Another part of the Canopy board’s plan to ensure the safety of all its community members is handing out “Know Your Rights” cards. They ordered these cards, downloaded them in Tigrinya and Amharic — the two main second languages that Canopy families speak — with the reverse side in English. This way, if a tutor or parent is confronted by an ICE agent, they could repeat these rights to them. However, Newcombe said that “the hard thing is ICE is not following any rules, and they’re pulling people who are citizens and anybody who’s got an accent. So, that’s the fear: that people will be targeted when they start to speak. Kids won’t have accents, but their parents might. That’s the scary part.” She cites an alternative to this, saying that people could hold these cards up to the window if approached by an ICE agent.
Tatler also reached out to a Family Advocate from the Shoreline School District; however, they declined an interview, writing, “I have to pass on linking myself to anything ICE related. Getting into specifics gets a bit sensitive.” However, they provided a few resources for students who want to learn more about ICE, including Washington Immigrant Solidarity Network (WAISN) and Northwest Immigrant Rights Project (NWIRP). These resources offer information, including “Know Your Rights” cards, Rapid Response training, and ICE activity updates.
According to Newcombe, these physical encounters weren’t the first related to ICE concerns: in December 2025, a former Canopy tutor had to relocate due to worries about ICE. During the interview, that student requested that her name and current location remain private to protect the safety of her family. Tatler can, however, disclose that she is a current senior in high school and formerly attended Shorewood High School, less than 3 miles away from Lakeside’s campus. Her parents are Guatemalan immigrants who are in the process of attaining U.S. citizenship.
According to her, though ICE activity started last July in the Shoreline community, it didn’t begin affecting her until last November. When her family began hearing stories of ICE activity in neighboring cities like Lynwood and Edmonds, she said they were very worried about being detained because “of what [they] look like and who [they] are.”
One Thursday in November, their fear became much more real.
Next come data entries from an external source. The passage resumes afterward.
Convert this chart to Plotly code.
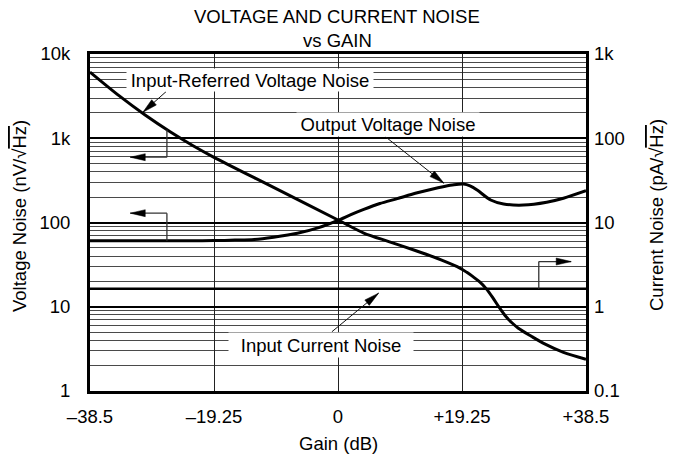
import numpy as np
import plotly.graph_objects as go

# ---------------- data ----------------
gain_in = [-38.5, -34, -30, -26, -22.5, -19.25, -10, 0, 4, 8, 12, 16, 19, 20, 21, 22, 23,
           24, 25, 26, 27, 28, 30, 32, 35, 38.5]
input_referred_noise = [6100, 3200, 1900, 1186, 815, 594, 261, 107, 75, 59, 46.5, 36,
                        28.6, 25.6, 22.6, 19.7, 16.4, 12.9, 9.9, 7.76, 6.46, 5.56, 4.47,
                        3.65, 2.88, 2.38]

gain_out = [-38.5, -30, -22, -19.25, -16, -13, -10, -6.3, -3, 0, 2, 4, 6.5, 9.2, 12,
            14.4, 16.5, 18, 19.5, 20.5, 21.6, 23.7, 25.7, 28.8, 32.4, 35, 38.5]
output_noise = [60.8, 60.8, 60.8, 61, 61.8, 63, 67, 74.5, 87, 106, 124, 143, 168, 192,
                222, 247, 268, 281, 286, 272, 243, 185, 166, 161, 174, 194, 238]

gain_cur = [-38.5, 38.5]
current_noise = [1.63, 1.63]          # pA/rtHz (right axis)

x_ticks = [-38.5, -19.25, 0, 19.25, 38.5]
x_ticktext = ["\u201338.5", "\u201319.25", "0", "+19.25", "+38.5"]
yl_ticks = [1, 10, 100, 1000, 10000]
yl_ticktext = ["1", "10", "100", "1k", "10k"]
yr_ticks = [0.1, 1, 10, 100, 1000]
yr_ticktext = ["0.1", "1", "10", "100", "1k"]

# ---------------- layout geometry ----------------
W, H = 673, 459
ML, MR, MT, MB = 90, 87, 54, 68
PW, PH = W - ML - MR, H - MT - MB
X_RANGE = [-38.5, 38.5]
PX_PER_X = PW / (X_RANGE[1] - X_RANGE[0])
PX_PER_DEC = PH / 4.0

FONT = "Liberation Sans, Arial, Helvetica, sans-serif"
FS = 18.5

fig = go.Figure()
fig.add_trace(go.Scatter(x=gain_in, y=input_referred_noise, mode="lines",
                         line=dict(color="black", width=3, shape="spline", smoothing=0.8),
                         hoverinfo="skip"))
fig.add_trace(go.Scatter(x=gain_out, y=output_noise, mode="lines",
                         line=dict(color="black", width=3, shape="spline", smoothing=0.8),
                         hoverinfo="skip"))
fig.add_trace(go.Scatter(x=gain_cur, y=current_noise, mode="lines", yaxis="y2",
                         line=dict(color="black", width=2.5), hoverinfo="skip"))

shapes = []
annotations = []


def arrow(tail, tip, yref="y", width=1.0, color="#111", head_len=15, head_w=7):
    """Line from tail to tip (data coords) with a narrow filled head at tip."""
    shapes.append(dict(type="line", xref="x", yref=yref, x0=tail[0], y0=tail[1],
                       x1=tip[0], y1=tip[1], line=dict(color=color, width=width),
                       layer="above"))
    dx = (tail[0] - tip[0]) * PX_PER_X
    dy = (np.log10(tail[1]) - np.log10(tip[1])) * PX_PER_DEC
    n = np.hypot(dx, dy)
    ux, uy = dx / n, dy / n
    px, py = -uy, ux
    bx, by = ux * head_len, uy * head_len
    p1 = (bx + px * head_w / 2, by + py * head_w / 2)
    p2 = (bx - px * head_w / 2, by - py * head_w / 2)
    path = "M0,0 L{:.2f},{:.2f} L{:.2f},{:.2f} Z".format(p1[0], p1[1], p2[0], p2[1])
    shapes.append(dict(type="path", xref="x", yref=yref, xsizemode="pixel",
                       ysizemode="pixel", xanchor=tip[0], yanchor=tip[1], path=path,
                       fillcolor="black", line=dict(color="black", width=0.5),
                       layer="above"))


def seg(p0, p1, yref="y", width=1.3, color="#333"):
    shapes.append(dict(type="line", xref="x", yref=yref, x0=p0[0], y0=p0[1],
                       x1=p1[0], y1=p1[1], line=dict(color=color, width=width),
                       layer="above"))


# curve label callouts
arrow((-26.7, 3570), (-30.3, 2030))
arrow((7.4, 1037), (16.45, 293))
arrow((-0.95, 5.05), (6.3, 14.5))
# axis-indicator brackets
seg((-26.56, 1264), (-26.56, 596))
arrow((-26.56, 596), (-32.25, 596), width=1.3, color="#333")
seg((-26.56, 60.8), (-26.56, 129))
arrow((-26.56, 129), (-32.25, 129), width=1.3, color="#333")
seg((31.17, 1.63), (31.17, 3.44), yref="y2")
arrow((31.17, 3.44), (36.2, 3.44), yref="y2", width=1.3, color="#333")


def label(text, x, y, w, h):
    annotations.append(dict(text=text, x=x, y=np.log10(y), xref="x", yref="y",
                            showarrow=False, bgcolor="white", width=w, height=h,
                            borderpad=0, font=dict(size=FS, family=FONT, color="black")))


label("Input-Referred Voltage Noise", -13.7, 4850, 246, 22)
label("Output Voltage Noise", 7.7, 1450, 182, 23)
label("Input Current Noise", -2.7, 3.54, 184, 24)

def paper_text(text, xpx, ypx, angle=0):
    annotations.append(dict(text=text, xref="paper", yref="paper",
                            x=(xpx - ML) / PW, y=(H - MB - ypx) / PH,
                            xanchor="center", yanchor="middle", showarrow=False,
                            textangle=angle,
                            font=dict(size=FS, family=FONT, color="black")))

ovl = "<span style='text-decoration:overline'>Hz</span>"
paper_text("VOLTAGE AND CURRENT NOISE", 337, 16.5)
paper_text("vs GAIN", 337, 41)
paper_text("Gain (dB)", 338, 443)
paper_text("Voltage Noise (nV/\u221a" + ovl + ")", 20, 216, -90)
paper_text("Current Noise (pA/\u221a" + ovl + ")", 657, 215, -90)

fig.update_layout(
    width=W, height=H,
    margin=dict(l=ML, r=MR, t=MT, b=MB, pad=0),
    paper_bgcolor="white", plot_bgcolor="white",
    font=dict(family=FONT, size=FS, color="black"),
    showlegend=False, hovermode=False,
    shapes=shapes, annotations=annotations,
    xaxis=dict(range=X_RANGE, tickvals=x_ticks, ticktext=x_ticktext,
               showgrid=True, gridcolor="#222", gridwidth=1, zeroline=False,
               showline=True, linecolor="black", linewidth=3, mirror=True,
               ticks="", ticklabelstandoff=7, fixedrange=True),
    yaxis=dict(type="log", range=[0, 4], tickvals=yl_ticks, ticktext=yl_ticktext,
               showgrid=True, gridcolor="black", gridwidth=2, zeroline=False,
               showline=True, linecolor="black", linewidth=3, mirror=True,
               ticks="", ticklabelstandoff=13, fixedrange=True,
               minor=dict(dtick="D1", showgrid=True, gridcolor="#4a4a4a",
                          gridwidth=1, ticks="")),
    yaxis2=dict(type="log", range=[-1, 3], overlaying="y", side="right",
                tickvals=yr_ticks, ticktext=yr_ticktext, showgrid=False,
                zeroline=False, showline=False, ticks="", ticklabelstandoff=7,
                fixedrange=True),
)

fig.write_html("out.html", config={"displayModeBar": False},
               post_script="document.body.style.margin='0';document.body.style.overflow='hidden';")
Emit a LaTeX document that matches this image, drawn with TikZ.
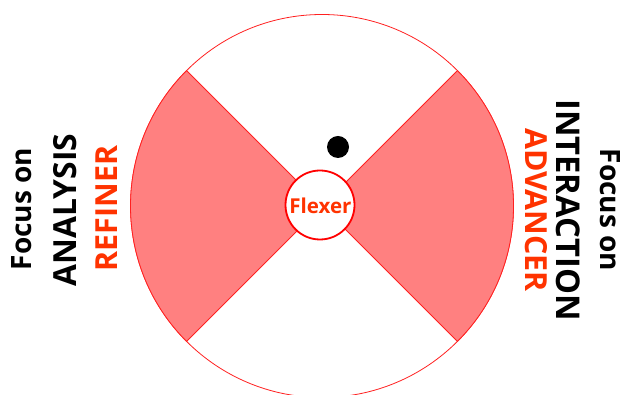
\documentclass[tikz,border=0pt]{standalone}
\usepackage{fontspec}
\setmainfont{Open Sans}
\usepackage{tikz}
\definecolor{sectorred}{HTML}{FF8080}
\definecolor{edgered}{HTML}{FF2020}
\definecolor{labelred}{HTML}{FF3300}

\begin{document}
\begin{tikzpicture}[x=1pt, y=1pt,
    sector/.style={fill=sectorred, draw=edgered, line width=0.8pt},
    lbl/.style={anchor=base, inner sep=0pt, font=\bfseries\fontsize{#1}{#1}\selectfont},
    lbl/.default=30]
  \useasboundingbox (0,0) rectangle (621,395);
  \coordinate (O) at (322,189);
  \draw[edgered, line width=0.8pt, fill=white] (O) circle (191.5);
  \draw[sector] (O) -- ++(135:191.5) arc (135:225:191.5) -- cycle;
  \draw[sector] (O) -- ++(-45:191.5) arc (-45:45:191.5) -- cycle;
  \node[circle, draw=red, line width=1.8pt, fill=white, minimum size=69pt, inner sep=0pt] (flex) at (320,190) {};
  \node[lbl=20.5, text=labelred] (flexlbl) at (320.5,181) {Flexer};
  \node[circle, fill=black, minimum size=22pt, inner sep=0pt] (dot) at (338,248) {};
  % left side
  \node[lbl=28, rotate=90] (focusL) at (31.7,186) {Focus on};
  \node[lbl=31.8, rotate=90] (analysis) at (76,185) {ANALYSIS};
  \node[lbl=30.4, rotate=90, text=labelred] (refiner) at (117,186.5) {REFINER};
  % right side
  \node[lbl=28, rotate=-90] (focusR) at (600,185) {Focus on};
  \node[lbl=32.7, rotate=-90] (interaction) at (556.7,185) {INTERACTION};
  \node[lbl=30.4, rotate=-90, text=labelred] (advancer) at (525,185) {ADVANCER};
\end{tikzpicture}
\end{document}
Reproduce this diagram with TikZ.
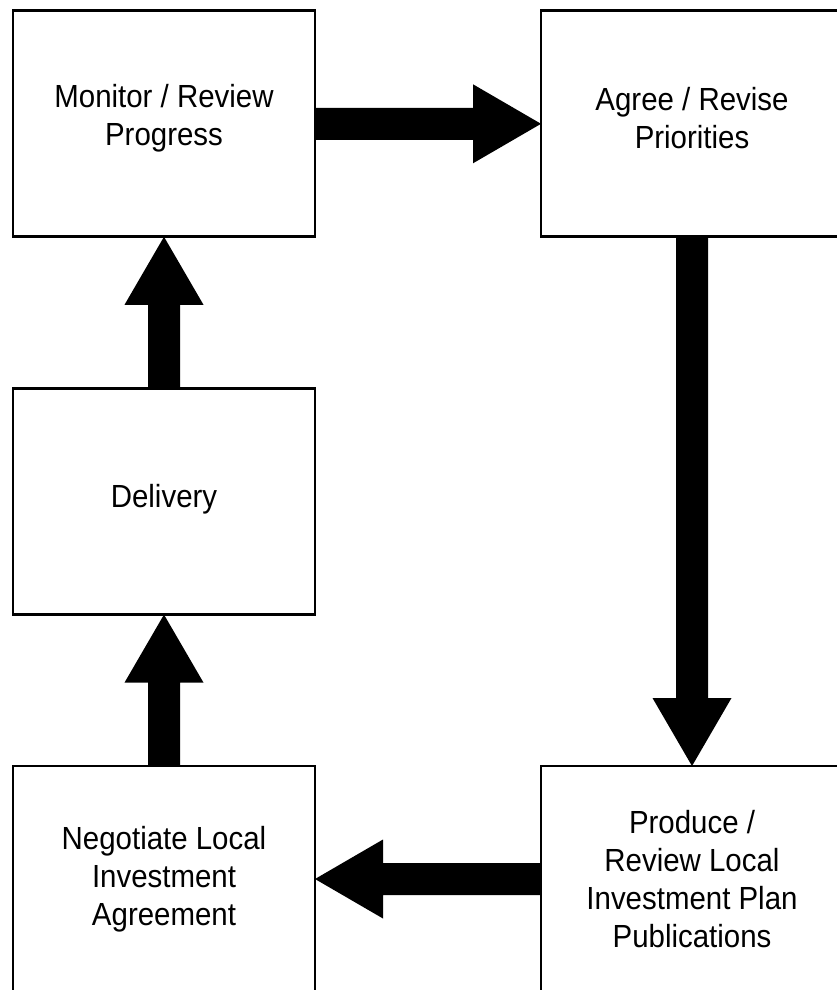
\documentclass[tikz,border=0pt]{standalone}
\usepackage{fontspec}
\setmainfont{Liberation Sans}[FakeStretch=0.92]
\usetikzlibrary{calc}
\tikzset{
  stagebox/.style={draw=black, line width=2.8pt, fill=white, minimum width=302pt, minimum height=226pt, inner sep=0pt, outer sep=0pt},
  lbl/.style={align=center, inner sep=0pt, font=\fontsize{32}{38}\selectfont},
}
\newcommand\blockarrow[2]{%
  \coordinate (ba-s) at (#1);
  \coordinate (ba-e) at (#2);
  \coordinate (ba-h) at ($(ba-e)!68pt!(ba-s)$);
  \fill[black] ($(ba-s)!16pt!90:(ba-e)$) -- ($(ba-h)!16pt!-90:(ba-s)$) -- ($(ba-h)!39.5pt!-90:(ba-s)$) -- (ba-e)
    -- ($(ba-h)!39.5pt!90:(ba-s)$) -- ($(ba-h)!16pt!90:(ba-s)$) -- ($(ba-s)!16pt!-90:(ba-e)$) -- cycle;}
\begin{document}
\begin{tikzpicture}[x=1pt,y=-1pt]
\useasboundingbox[fill=white] (0,0) rectangle (837,990);
\node[stagebox] (mon) at (164,123.8) {};
\node[stagebox] (agr) at (692,123.8) {};
\node[stagebox] (del) at (164,501.6) {};
\node[stagebox] (neg) at (164,879) {};
\node[stagebox] (prod) at (692,879) {};
\node[lbl] (tmon) at ([yshift=6pt]mon.center) {Monitor / Review\\Progress};
\node[lbl] (tagr) at ([yshift=6pt]agr.center) {Agree / Revise\\Priorities};
\node[lbl] (tdel) at ([yshift=2pt]del.center) {Delivery};
\node[lbl] (tneg) at (neg.center) {Negotiate Local\\Investment\\Agreement};
\node[lbl] (tprod) at (prod.center) {Produce /\\Review Local\\Investment Plan\\Publications};
\blockarrow{mon.east}{agr.west}
\blockarrow{agr.south}{prod.north}
\blockarrow{prod.west}{neg.east}
\blockarrow{neg.north}{del.south}
\blockarrow{del.north}{mon.south}
\end{tikzpicture}
\end{document}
Upon their return from a family trip, one of their neighbors informed them that ICE had taken her husband and several other neighbors on their way to work. When the neighbor’s husband pulled into the parking lot of Walgreens, “all of a sudden, there were agents banging on his door to open up. They broke his window down and took him out of the car,” the former Shorewood student said. Afterwards, she noted that ICE would frequently follow other residents and take them as they saw fit.
“This was really impactful for me and my family because I’ve known these neighbors for my whole life. It was also [during] the time that my mom would always leave for work, so it was crazy for us to think that if we hadn’t planned that trip, my mom probably would’ve been taken too,” she said.
According to the former Shorewood student, this period of time was terrifying for her family; her mother was a small business owner and her father traveled constantly for his job, but for a month, both were too scared to leave their apartment. Daily tasks like grocery shopping and buying supplies for her parents’ jobs laid squarely on the student’s shoulders.
“I didn’t understand [the situation] at first,” she said. “I just found it annoying that I had to go out all the time, thinking that nothing’s going to happen. But looking back, I obviously didn’t understand the true extent of what was happening.”
Finally, in December 2025, her family made the difficult decision to move in the middle of her senior year to prioritize their safety. This decision didn’t come out of nowhere; the family was already planning to move after she graduated high school. However, the student said the increase in ICE activity alarmingly close to their neighborhood made them reevaluate their original plan, and they decided they “would rather I graduate somewhere else than [my parents] being taken and having to go back to Guatemala. We had some family friends who had heard about what had happened to our neighbors and asked us to move … to a safer location,” the student explained.
While Tatler will not share her family’s location, the former Shorewood student mentioned that the main reason she chose her current location was because of safety and connections. “The [place] we moved to, although we don’t know a lot of people, is a lot more closed-off … there’s almost no risk of ICE agents coming undetected.” As she elaborated, “the work acquaintances and family friends we did have up here were really understanding of our situation and wanted to help us out with everything that we went through. We also had this family resource center, and when they heard about our situation, they decided to help us out with a lot of financial stuff.”
After finishing the interview with Tatler, the former Shorewood student sent some additional context and information in a text message, reflecting, “My family was very lucky because we had people helping us out and resources during this super tough moment, but so many other families don’t have that when they go through these types of tragedies.” She mentioned her neighbor’s husband, who ended up spending three months in a Texas detention center and was deported in February 2026. Over these few months, the neighbor’s family put in a lot of time and resources to prevent the deportation, just to be told there was nothing they could do. Some of her other neighbors who had been detained alongside him decided to self-deport while others fought their case.
“My senior year has been pretty rough with the halfway move, and I also have this embarrassment to talk about what happened. Even now, I’m not planning to tell people at my new school what happened. Although I obviously don’t owe it to them, I recognize that I shouldn’t be scared or embarrassed to talk about what happened to my family, but these are feelings that come up,” she wrote. She voiced her appreciation for people who speak out and spread awareness for those who can’t, such as the walkout on February 5.
Newcombe echoed this, saying, “I hope that [schools] can have more honest conversations with their students. I talked with the Canopy student leadership team, and these students from both Lakeside and Shorewood said that their teachers weren’t really talking about this.” She added she strongly believes advisory groups at Lakeside are a great space to have these types of conversations.
UPDATED 3/12/26: This article was updated to correct a typo (“exit” replaced “exist”) and clarify that the person who followed up on the Canopy email was Newcombe.